▶ [Material for this exercise]
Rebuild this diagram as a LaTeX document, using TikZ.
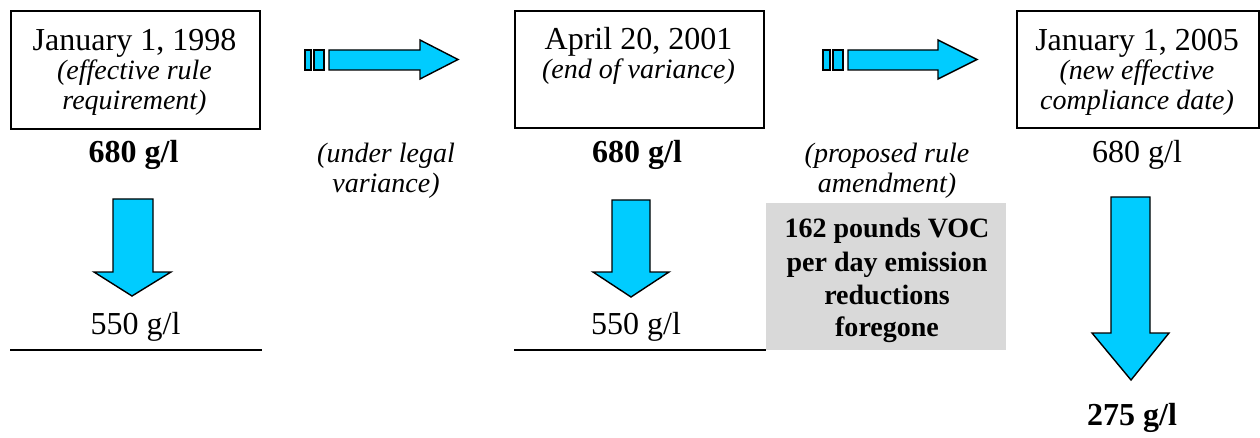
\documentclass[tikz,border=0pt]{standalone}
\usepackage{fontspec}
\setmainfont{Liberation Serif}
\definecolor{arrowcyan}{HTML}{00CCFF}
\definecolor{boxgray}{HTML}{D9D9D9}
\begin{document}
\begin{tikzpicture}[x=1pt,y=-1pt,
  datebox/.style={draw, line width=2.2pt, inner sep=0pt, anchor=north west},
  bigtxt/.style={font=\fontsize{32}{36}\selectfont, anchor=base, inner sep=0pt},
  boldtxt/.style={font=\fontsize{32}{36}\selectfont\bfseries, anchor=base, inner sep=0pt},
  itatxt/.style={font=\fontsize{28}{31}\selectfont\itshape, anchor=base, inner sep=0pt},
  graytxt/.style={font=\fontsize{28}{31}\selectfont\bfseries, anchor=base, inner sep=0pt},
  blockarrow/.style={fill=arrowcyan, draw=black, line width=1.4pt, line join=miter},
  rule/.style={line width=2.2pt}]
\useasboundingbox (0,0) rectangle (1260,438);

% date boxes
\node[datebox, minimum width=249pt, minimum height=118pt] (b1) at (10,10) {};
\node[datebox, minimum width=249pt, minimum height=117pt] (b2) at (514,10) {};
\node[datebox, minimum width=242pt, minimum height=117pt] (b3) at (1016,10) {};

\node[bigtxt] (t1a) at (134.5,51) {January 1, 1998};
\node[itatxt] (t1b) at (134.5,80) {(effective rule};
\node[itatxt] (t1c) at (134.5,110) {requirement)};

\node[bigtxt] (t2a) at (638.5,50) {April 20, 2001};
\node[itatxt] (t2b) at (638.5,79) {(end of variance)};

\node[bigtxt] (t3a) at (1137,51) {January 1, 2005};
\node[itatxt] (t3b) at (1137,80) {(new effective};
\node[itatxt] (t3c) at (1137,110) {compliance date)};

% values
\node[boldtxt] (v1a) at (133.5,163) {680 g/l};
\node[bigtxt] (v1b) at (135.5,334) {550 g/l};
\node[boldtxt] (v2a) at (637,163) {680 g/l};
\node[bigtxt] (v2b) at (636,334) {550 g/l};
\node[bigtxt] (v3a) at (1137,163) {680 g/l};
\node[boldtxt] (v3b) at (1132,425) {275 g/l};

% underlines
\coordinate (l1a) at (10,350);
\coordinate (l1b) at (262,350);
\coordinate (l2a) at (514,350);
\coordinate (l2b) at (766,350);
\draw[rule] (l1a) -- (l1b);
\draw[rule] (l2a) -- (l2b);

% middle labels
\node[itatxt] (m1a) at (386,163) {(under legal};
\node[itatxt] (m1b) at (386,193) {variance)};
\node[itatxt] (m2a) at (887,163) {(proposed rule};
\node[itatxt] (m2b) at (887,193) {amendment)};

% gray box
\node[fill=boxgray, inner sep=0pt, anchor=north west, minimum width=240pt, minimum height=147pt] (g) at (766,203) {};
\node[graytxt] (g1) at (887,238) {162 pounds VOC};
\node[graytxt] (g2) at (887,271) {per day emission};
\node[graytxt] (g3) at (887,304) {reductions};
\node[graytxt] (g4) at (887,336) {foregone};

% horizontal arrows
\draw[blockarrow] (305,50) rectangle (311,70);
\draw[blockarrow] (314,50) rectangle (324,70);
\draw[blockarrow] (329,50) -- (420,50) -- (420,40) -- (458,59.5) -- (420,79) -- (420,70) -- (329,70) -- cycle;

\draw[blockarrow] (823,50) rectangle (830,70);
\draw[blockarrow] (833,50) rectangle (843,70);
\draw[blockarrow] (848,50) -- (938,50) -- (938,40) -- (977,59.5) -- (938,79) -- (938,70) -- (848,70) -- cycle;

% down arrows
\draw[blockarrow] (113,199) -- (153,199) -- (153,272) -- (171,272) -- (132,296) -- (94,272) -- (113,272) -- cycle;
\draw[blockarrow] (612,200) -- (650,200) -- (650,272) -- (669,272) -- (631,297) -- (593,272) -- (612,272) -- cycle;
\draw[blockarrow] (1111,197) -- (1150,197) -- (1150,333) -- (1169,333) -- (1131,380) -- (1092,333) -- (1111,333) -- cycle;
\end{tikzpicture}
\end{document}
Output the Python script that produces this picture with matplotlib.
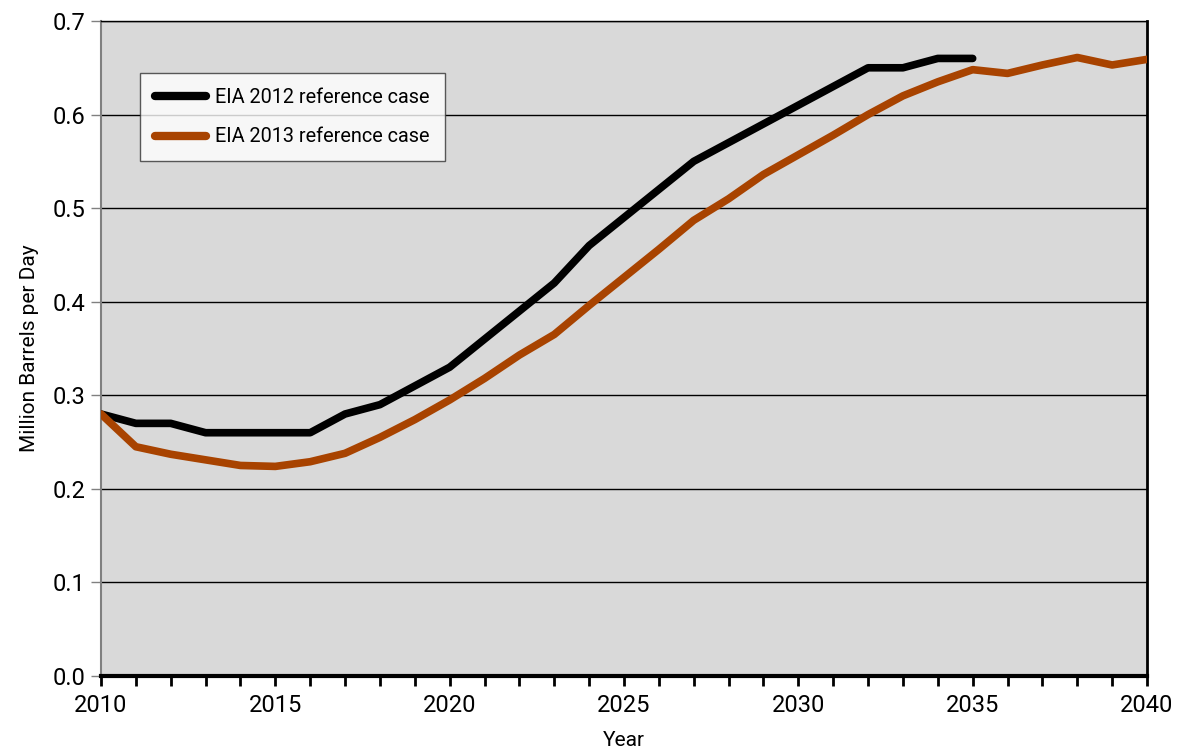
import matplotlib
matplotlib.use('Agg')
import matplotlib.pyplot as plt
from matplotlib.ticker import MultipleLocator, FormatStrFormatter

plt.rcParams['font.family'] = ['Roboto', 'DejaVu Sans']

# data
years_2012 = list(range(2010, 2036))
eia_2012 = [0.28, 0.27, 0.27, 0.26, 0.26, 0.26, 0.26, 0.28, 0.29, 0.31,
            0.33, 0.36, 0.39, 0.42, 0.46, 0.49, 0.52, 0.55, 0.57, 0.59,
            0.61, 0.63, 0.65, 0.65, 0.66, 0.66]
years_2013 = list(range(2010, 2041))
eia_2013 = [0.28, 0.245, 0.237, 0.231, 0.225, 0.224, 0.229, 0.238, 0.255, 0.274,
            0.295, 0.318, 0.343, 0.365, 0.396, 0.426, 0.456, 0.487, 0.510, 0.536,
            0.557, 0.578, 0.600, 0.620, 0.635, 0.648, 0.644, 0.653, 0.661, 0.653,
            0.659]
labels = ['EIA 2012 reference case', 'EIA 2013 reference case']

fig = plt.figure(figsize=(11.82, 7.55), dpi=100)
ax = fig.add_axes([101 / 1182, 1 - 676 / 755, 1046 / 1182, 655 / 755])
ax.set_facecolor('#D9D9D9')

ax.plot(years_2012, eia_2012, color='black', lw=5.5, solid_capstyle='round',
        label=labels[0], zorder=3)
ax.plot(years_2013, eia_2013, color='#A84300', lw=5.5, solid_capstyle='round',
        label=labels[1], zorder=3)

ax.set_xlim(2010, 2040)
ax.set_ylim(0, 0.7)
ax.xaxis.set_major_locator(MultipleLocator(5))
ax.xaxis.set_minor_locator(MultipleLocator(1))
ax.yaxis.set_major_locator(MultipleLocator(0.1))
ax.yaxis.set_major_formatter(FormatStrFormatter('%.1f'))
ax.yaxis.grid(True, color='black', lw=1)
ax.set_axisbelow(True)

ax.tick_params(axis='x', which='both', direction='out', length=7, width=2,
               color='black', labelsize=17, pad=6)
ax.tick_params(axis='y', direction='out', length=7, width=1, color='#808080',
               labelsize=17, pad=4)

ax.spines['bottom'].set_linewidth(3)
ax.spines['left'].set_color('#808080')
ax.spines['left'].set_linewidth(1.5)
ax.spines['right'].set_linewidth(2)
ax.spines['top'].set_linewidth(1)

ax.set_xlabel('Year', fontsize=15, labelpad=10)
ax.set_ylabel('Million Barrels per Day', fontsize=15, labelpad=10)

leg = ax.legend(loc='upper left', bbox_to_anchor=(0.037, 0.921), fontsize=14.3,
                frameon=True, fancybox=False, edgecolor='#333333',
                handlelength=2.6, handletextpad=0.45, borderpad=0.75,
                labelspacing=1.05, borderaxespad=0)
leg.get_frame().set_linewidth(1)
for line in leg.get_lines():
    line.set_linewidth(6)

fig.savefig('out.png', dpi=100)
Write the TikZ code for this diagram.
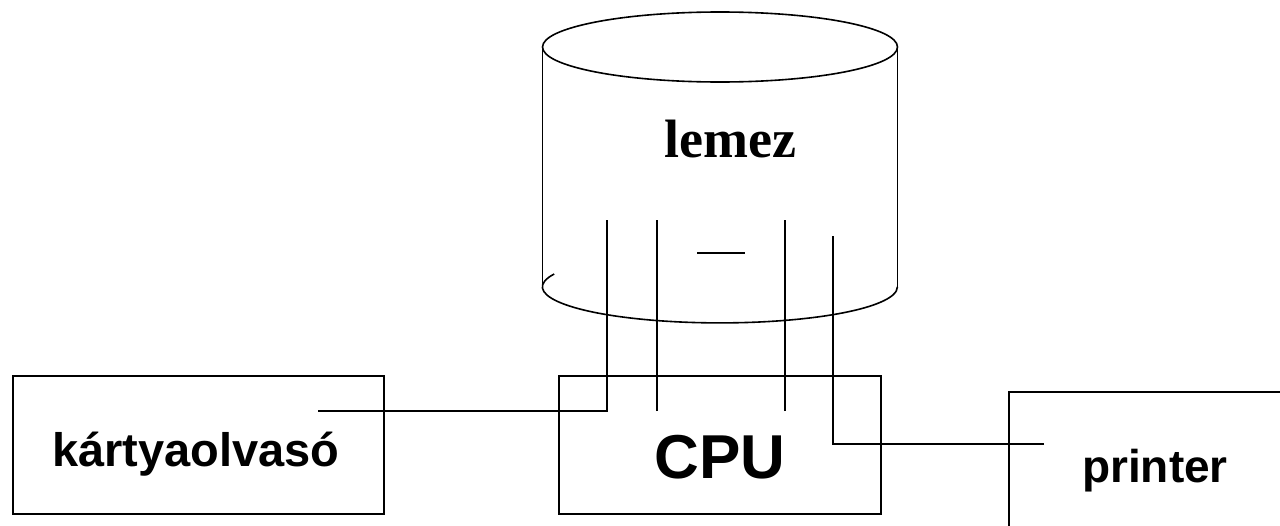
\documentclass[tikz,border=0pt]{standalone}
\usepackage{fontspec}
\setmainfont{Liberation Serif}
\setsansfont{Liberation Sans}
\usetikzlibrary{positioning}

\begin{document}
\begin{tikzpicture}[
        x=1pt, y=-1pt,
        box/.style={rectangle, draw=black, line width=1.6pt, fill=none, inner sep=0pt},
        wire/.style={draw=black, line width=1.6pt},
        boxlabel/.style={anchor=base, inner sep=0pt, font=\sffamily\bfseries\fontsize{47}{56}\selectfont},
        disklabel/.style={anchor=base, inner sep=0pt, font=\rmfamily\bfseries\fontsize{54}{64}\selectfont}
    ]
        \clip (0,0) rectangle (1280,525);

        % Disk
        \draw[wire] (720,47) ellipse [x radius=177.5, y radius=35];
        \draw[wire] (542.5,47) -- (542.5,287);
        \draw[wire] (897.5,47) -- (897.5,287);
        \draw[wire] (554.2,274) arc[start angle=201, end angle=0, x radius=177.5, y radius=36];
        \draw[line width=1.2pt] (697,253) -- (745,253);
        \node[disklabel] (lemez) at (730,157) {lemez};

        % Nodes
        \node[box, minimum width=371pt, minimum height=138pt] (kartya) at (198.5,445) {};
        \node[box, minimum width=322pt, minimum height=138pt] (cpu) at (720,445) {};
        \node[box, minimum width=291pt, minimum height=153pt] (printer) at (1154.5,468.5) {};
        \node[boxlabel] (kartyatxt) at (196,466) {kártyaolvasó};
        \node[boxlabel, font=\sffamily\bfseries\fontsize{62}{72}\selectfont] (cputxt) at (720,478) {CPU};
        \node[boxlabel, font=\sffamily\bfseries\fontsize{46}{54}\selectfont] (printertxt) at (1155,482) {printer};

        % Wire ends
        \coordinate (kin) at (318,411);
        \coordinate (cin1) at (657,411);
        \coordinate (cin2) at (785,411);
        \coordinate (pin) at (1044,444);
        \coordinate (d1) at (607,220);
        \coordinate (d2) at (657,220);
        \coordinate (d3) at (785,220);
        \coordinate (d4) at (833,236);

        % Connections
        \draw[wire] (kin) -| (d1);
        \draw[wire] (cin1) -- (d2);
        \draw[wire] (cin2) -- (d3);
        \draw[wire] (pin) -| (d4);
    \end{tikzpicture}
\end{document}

▶ [Your objective]
Give again, exactly, the lines from the start of the data through the one holding "(0,0) rectangle (1260,438);"; omit the pictures.

▶ [Task answer]
Rebuild this diagram as a LaTeX document, using TikZ.
\documentclass[tikz,border=0pt]{standalone}
\usepackage{fontspec}
\setmainfont{Liberation Serif}
\definecolor{arrowcyan}{HTML}{00CCFF}
\definecolor{boxgray}{HTML}{D9D9D9}
\begin{document}
\begin{tikzpicture}[x=1pt,y=-1pt,
  datebox/.style={draw, line width=2.2pt, inner sep=0pt, anchor=north west},
  bigtxt/.style={font=\fontsize{32}{36}\selectfont, anchor=base, inner sep=0pt},
  boldtxt/.style={font=\fontsize{32}{36}\selectfont\bfseries, anchor=base, inner sep=0pt},
  itatxt/.style={font=\fontsize{28}{31}\selectfont\itshape, anchor=base, inner sep=0pt},
  graytxt/.style={font=\fontsize{28}{31}\selectfont\bfseries, anchor=base, inner sep=0pt},
  blockarrow/.style={fill=arrowcyan, draw=black, line width=1.4pt, line join=miter},
  rule/.style={line width=2.2pt}]
\useasboundingbox (0,0) rectangle (1260,438);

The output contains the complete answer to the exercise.